** BEGIN **

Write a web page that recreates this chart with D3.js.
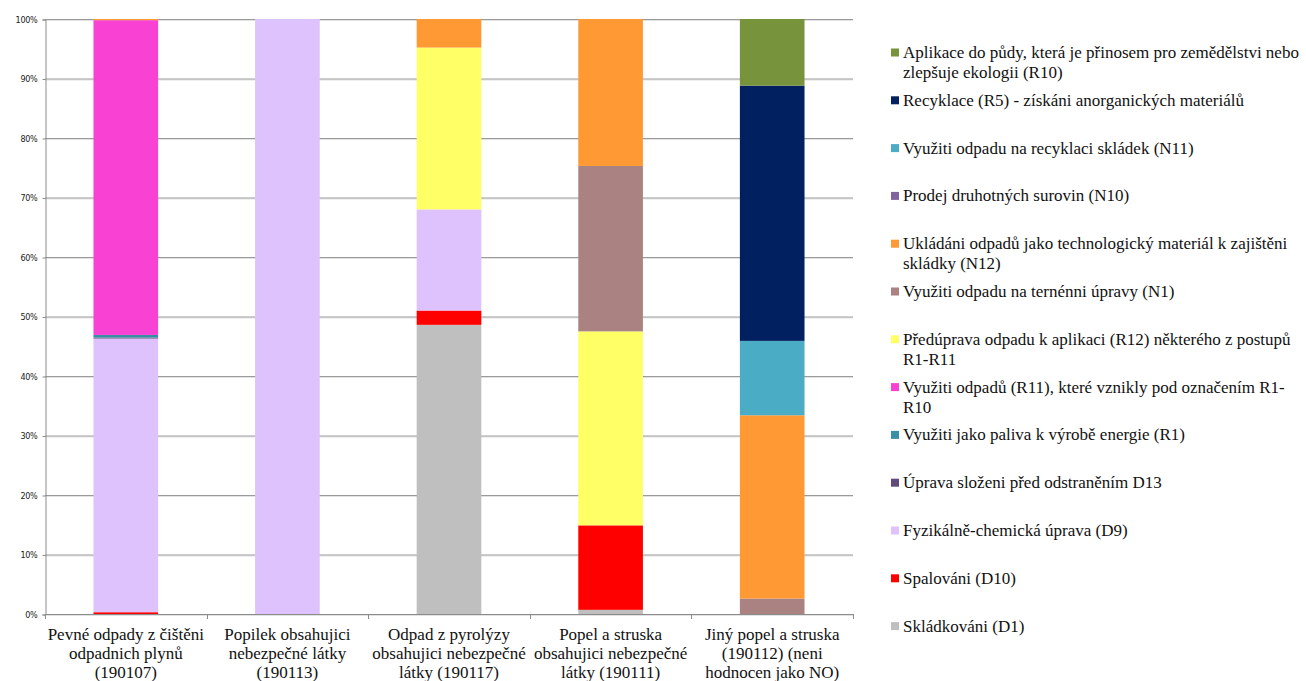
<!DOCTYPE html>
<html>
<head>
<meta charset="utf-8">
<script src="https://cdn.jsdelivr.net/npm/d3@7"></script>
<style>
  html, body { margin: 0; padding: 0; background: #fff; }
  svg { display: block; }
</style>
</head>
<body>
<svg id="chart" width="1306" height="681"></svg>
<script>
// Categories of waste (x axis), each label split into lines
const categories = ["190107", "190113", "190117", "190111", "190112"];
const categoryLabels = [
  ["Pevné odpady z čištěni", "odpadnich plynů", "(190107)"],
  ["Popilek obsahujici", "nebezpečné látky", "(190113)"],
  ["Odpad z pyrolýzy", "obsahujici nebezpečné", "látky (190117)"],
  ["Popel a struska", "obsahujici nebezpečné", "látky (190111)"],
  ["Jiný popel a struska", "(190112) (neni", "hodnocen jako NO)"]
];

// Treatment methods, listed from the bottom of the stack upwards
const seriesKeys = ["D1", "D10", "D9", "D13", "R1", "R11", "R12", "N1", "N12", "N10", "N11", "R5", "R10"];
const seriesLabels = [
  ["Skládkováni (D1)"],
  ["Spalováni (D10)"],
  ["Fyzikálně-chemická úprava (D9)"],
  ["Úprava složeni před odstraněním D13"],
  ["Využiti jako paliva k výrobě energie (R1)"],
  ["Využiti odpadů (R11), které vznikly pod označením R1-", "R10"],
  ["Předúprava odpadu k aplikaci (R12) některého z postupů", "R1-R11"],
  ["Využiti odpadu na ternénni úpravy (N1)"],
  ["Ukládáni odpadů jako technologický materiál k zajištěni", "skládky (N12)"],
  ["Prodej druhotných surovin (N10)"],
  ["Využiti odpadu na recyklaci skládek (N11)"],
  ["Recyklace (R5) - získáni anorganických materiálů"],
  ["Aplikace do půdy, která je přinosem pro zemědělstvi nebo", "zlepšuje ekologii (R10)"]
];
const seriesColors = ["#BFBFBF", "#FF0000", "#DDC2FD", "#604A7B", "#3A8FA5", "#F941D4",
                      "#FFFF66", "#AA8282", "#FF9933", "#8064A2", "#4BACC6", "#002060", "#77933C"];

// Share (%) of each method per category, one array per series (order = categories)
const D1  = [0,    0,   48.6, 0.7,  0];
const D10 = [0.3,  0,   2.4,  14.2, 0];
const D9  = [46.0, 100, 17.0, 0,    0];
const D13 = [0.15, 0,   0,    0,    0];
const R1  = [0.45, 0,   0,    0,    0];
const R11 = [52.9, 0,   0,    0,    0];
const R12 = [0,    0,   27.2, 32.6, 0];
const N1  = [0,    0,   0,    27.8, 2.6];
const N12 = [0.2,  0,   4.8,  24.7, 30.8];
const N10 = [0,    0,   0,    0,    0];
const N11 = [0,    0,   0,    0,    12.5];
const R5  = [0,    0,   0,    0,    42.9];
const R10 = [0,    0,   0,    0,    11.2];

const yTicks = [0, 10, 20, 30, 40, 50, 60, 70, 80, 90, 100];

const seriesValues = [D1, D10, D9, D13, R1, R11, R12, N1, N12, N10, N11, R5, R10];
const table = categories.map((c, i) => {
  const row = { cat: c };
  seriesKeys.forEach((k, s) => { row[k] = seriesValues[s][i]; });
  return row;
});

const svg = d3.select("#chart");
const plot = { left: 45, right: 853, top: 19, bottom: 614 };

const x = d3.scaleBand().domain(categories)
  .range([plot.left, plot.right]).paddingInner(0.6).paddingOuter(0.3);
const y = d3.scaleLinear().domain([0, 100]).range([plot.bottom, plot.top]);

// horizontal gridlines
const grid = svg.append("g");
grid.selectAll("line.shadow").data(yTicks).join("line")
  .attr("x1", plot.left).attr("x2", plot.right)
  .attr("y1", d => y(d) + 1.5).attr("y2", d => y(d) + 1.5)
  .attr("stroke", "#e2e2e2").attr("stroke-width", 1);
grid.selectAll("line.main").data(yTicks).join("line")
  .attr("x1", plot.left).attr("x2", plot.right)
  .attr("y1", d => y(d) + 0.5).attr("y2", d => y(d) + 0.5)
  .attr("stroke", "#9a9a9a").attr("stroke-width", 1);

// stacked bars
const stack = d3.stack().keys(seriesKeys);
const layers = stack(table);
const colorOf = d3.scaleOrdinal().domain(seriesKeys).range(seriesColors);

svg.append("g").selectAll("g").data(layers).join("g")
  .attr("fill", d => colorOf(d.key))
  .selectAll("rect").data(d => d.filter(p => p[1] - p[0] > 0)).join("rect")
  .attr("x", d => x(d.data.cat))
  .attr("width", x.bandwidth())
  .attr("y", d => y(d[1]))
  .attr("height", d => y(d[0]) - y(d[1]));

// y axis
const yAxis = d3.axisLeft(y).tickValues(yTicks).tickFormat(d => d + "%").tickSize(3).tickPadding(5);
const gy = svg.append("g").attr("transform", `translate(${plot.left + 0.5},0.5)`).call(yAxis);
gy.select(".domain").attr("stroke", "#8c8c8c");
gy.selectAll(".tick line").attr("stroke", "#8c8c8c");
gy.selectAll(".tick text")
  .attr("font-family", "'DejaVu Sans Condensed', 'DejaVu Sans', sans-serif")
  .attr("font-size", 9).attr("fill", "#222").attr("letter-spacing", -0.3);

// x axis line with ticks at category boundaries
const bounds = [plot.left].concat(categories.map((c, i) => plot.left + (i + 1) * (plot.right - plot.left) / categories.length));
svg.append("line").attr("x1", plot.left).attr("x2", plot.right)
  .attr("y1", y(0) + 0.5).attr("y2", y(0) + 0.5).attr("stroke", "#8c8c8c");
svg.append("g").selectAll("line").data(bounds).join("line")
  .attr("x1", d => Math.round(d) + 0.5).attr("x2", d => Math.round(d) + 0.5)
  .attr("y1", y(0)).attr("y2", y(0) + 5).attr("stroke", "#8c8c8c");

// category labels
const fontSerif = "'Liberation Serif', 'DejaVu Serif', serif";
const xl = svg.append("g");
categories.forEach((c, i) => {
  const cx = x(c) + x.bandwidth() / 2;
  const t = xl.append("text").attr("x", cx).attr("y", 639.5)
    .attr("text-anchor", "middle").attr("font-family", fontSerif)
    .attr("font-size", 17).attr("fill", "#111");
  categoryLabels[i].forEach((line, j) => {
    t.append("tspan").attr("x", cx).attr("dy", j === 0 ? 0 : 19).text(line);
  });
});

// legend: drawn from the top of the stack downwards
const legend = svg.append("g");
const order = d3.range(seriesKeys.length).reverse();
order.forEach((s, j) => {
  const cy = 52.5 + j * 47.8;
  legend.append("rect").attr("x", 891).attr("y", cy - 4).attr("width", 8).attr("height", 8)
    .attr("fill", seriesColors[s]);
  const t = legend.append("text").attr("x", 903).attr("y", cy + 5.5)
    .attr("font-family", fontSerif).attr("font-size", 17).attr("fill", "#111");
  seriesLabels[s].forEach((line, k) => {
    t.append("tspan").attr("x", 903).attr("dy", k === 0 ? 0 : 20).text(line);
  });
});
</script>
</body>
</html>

** END **

• [WHAT YOU WILL DO]: Copy the listing over exactly, skipping the pictures it holds.

• [WRITTEN SOLUTION]:
Write a web page that recreates this chart with D3.js.
<!DOCTYPE html>
<html>
<head>
<meta charset="utf-8">
<script src="https://cdn.jsdelivr.net/npm/d3@7"></script>
<style>
  html, body { margin: 0; padding: 0; background: #fff; }
  svg { display: block; }
</style>
</head>
<body>
<svg id="chart" width="1306" height="681"></svg>
<script>
// Categories of waste (x axis), each label split into lines
const categories = ["190107", "190113", "190117", "190111", "190112"];
const categoryLabels = [
  ["Pevné odpady z čištěni", "odpadnich plynů", "(190107)"],
  ["Popilek obsahujici", "nebezpečné látky", "(190113)"],
  ["Odpad z pyrolýzy", "obsahujici nebezpečné", "látky (190117)"],
  ["Popel a struska", "obsahujici nebezpečné", "látky (190111)"],
  ["Jiný popel a struska", "(190112) (neni", "hodnocen jako NO)"]
];

// Treatment methods, listed from the bottom of the stack upwards
const seriesKeys = ["D1", "D10", "D9", "D13", "R1", "R11", "R12", "N1", "N12", "N10", "N11", "R5", "R10"];
const seriesLabels = [
  ["Skládkováni (D1)"],
  ["Spalováni (D10)"],
  ["Fyzikálně-chemická úprava (D9)"],
  ["Úprava složeni před odstraněním D13"],
  ["Využiti jako paliva k výrobě energie (R1)"],
  ["Využiti odpadů (R11), které vznikly pod označením R1-", "R10"],
  ["Předúprava odpadu k aplikaci (R12) některého z postupů", "R1-R11"],
  ["Využiti odpadu na ternénni úpravy (N1)"],
  ["Ukládáni odpadů jako technologický materiál k zajištěni", "skládky (N12)"],
  ["Prodej druhotných surovin (N10)"],
  ["Využiti odpadu na recyklaci skládek (N11)"],
  ["Recyklace (R5) - získáni anorganických materiálů"],
  ["Aplikace do půdy, která je přinosem pro zemědělstvi nebo", "zlepšuje ekologii (R10)"]
];
const seriesColors = ["#BFBFBF", "#FF0000", "#DDC2FD", "#604A7B", "#3A8FA5", "#F941D4",
                      "#FFFF66", "#AA8282", "#FF9933", "#8064A2", "#4BACC6", "#002060", "#77933C"];

// Share (%) of each method per category, one array per series (order = categories)
const D1  = [0,    0,   48.6, 0.7,  0];
const D10 = [0.3,  0,   2.4,  14.2, 0];
const D9  = [46.0, 100, 17.0, 0,    0];
const D13 = [0.15, 0,   0,    0,    0];
const R1  = [0.45, 0,   0,    0,    0];
const R11 = [52.9, 0,   0,    0,    0];
const R12 = [0,    0,   27.2, 32.6, 0];
const N1  = [0,    0,   0,    27.8, 2.6];
const N12 = [0.2,  0,   4.8,  24.7, 30.8];
const N10 = [0,    0,   0,    0,    0];
const N11 = [0,    0,   0,    0,    12.5];
const R5  = [0,    0,   0,    0,    42.9];
const R10 = [0,    0,   0,    0,    11.2];

const yTicks = [0, 10, 20, 30, 40, 50, 60, 70, 80, 90, 100];

const seriesValues = [D1, D10, D9, D13, R1, R11, R12, N1, N12, N10, N11, R5, R10];
const table = categories.map((c, i) => {
  const row = { cat: c };
  seriesKeys.forEach((k, s) => { row[k] = seriesValues[s][i]; });
  return row;
});

const svg = d3.select("#chart");
const plot = { left: 45, right: 853, top: 19, bottom: 614 };

const x = d3.scaleBand().domain(categories)
  .range([plot.left, plot.right]).paddingInner(0.6).paddingOuter(0.3);
const y = d3.scaleLinear().domain([0, 100]).range([plot.bottom, plot.top]);

// horizontal gridlines
const grid = svg.append("g");
grid.selectAll("line.shadow").data(yTicks).join("line")
  .attr("x1", plot.left).attr("x2", plot.right)
  .attr("y1", d => y(d) + 1.5).attr("y2", d => y(d) + 1.5)
  .attr("stroke", "#e2e2e2").attr("stroke-width", 1);
grid.selectAll("line.main").data(yTicks).join("line")
  .attr("x1", plot.left).attr("x2", plot.right)
  .attr("y1", d => y(d) + 0.5).attr("y2", d => y(d) + 0.5)
  .attr("stroke", "#9a9a9a").attr("stroke-width", 1);

// stacked bars
const stack = d3.stack().keys(seriesKeys);
const layers = stack(table);
const colorOf = d3.scaleOrdinal().domain(seriesKeys).range(seriesColors);

svg.append("g").selectAll("g").data(layers).join("g")
  .attr("fill", d => colorOf(d.key))
  .selectAll("rect").data(d => d.filter(p => p[1] - p[0] > 0)).join("rect")
  .attr("x", d => x(d.data.cat))
  .attr("width", x.bandwidth())
  .attr("y", d => y(d[1]))
  .attr("height", d => y(d[0]) - y(d[1]));

// y axis
const yAxis = d3.axisLeft(y).tickValues(yTicks).tickFormat(d => d + "%").tickSize(3).tickPadding(5);
const gy = svg.append("g").attr("transform", `translate(${plot.left + 0.5},0.5)`).call(yAxis);
gy.select(".domain").attr("stroke", "#8c8c8c");
gy.selectAll(".tick line").attr("stroke", "#8c8c8c");
gy.selectAll(".tick text")
  .attr("font-family", "'DejaVu Sans Condensed', 'DejaVu Sans', sans-serif")
  .attr("font-size", 9).attr("fill", "#222").attr("letter-spacing", -0.3);

// x axis line with ticks at category boundaries
const bounds = [plot.left].concat(categories.map((c, i) => plot.left + (i + 1) * (plot.right - plot.left) / categories.length));
svg.append("line").attr("x1", plot.left).attr("x2", plot.right)
  .attr("y1", y(0) + 0.5).attr("y2", y(0) + 0.5).attr("stroke", "#8c8c8c");
svg.append("g").selectAll("line").data(bounds).join("line")
  .attr("x1", d => Math.round(d) + 0.5).attr("x2", d => Math.round(d) + 0.5)
  .attr("y1", y(0)).attr("y2", y(0) + 5).attr("stroke", "#8c8c8c");

// category labels
const fontSerif = "'Liberation Serif', 'DejaVu Serif', serif";
const xl = svg.append("g");
categories.forEach((c, i) => {
  const cx = x(c) + x.bandwidth() / 2;
  const t = xl.append("text").attr("x", cx).attr("y", 639.5)
    .attr("text-anchor", "middle").attr("font-family", fontSerif)
    .attr("font-size", 17).attr("fill", "#111");
  categoryLabels[i].forEach((line, j) => {
    t.append("tspan").attr("x", cx).attr("dy", j === 0 ? 0 : 19).text(line);
  });
});

// legend: drawn from the top of the stack downwards
const legend = svg.append("g");
const order = d3.range(seriesKeys.length).reverse();
order.forEach((s, j) => {
  const cy = 52.5 + j * 47.8;
  legend.append("rect").attr("x", 891).attr("y", cy - 4).attr("width", 8).attr("height", 8)
    .attr("fill", seriesColors[s]);
  const t = legend.append("text").attr("x", 903).attr("y", cy + 5.5)
    .attr("font-family", fontSerif).attr("font-size", 17).attr("fill", "#111");
  seriesLabels[s].forEach((line, k) => {
    t.append("tspan").attr("x", 903).attr("dy", k === 0 ? 0 : 20).text(line);
  });
});
</script>
</body>
</html>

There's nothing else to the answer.